If at all people are getting at least a five or six pitchers of water daily, it is only because of private tank operators and some enterprising businessmen who have dug up deep borewells on the outskirts of the town and are selling water for Rs. 300 to Rs. 500 a tanker, depending upon their size. It is a different matter that they are making a fast buck in the process. But, given the situation, they cannot be blamed because municipalities/panchayats neither have the required number of functional borewells nor the tankers to meet the demand.

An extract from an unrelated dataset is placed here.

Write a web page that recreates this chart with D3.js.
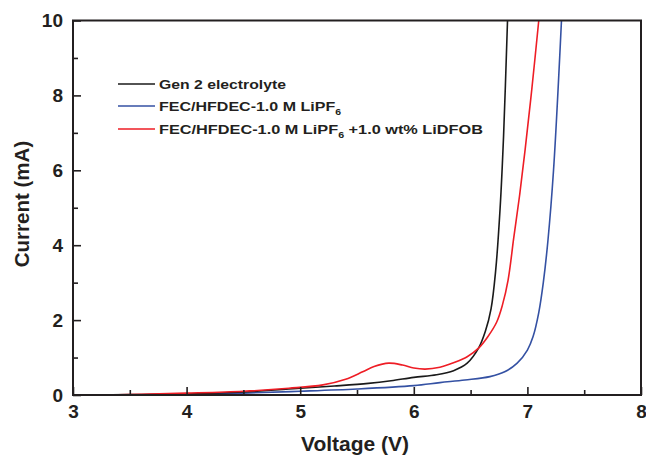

For instance, in Chittoor, the district headquarters town located 65 km from here, in addition to the 100 tankers being operated by the municipality, 120 private tankers also are on the job. Further, as against 45-lakh gallons of drinking water required per day, the municipality is not able to meet even half the requirement. Even the municipality is said to be buying water from private tankers to meet the shortage. Private operators in Chittoor town are charging Re. 1 per pitcher and this is cheaper than the rate prevailing in Madanapalle, the worst hit municipality, where scramble and skirmishes for water is a daily feature. Even a poor and lower-middle class family in the district is forced to cough-up a minimum of Rs. 300 to Rs. 400 every month on the water bill alone.

Only hope

It is not that the Government is not doing anything to tackle the situation on a permanent footing in Chittoor town. It is constructing the Kaluvakunta reservoir, 10 km upstream, at an estimated cost of Rs. 80 crores. A stone is also laid by the Chief Minister for the Rs.115-crore scheme to supply Telugu Ganga water to Chittoor town. On completion of these projects, the town would have copious water, says a municipal official.

The position is no better in Tirupati. And what is compounding the problem is the undeclared power cut being enforced in the tail end of the district.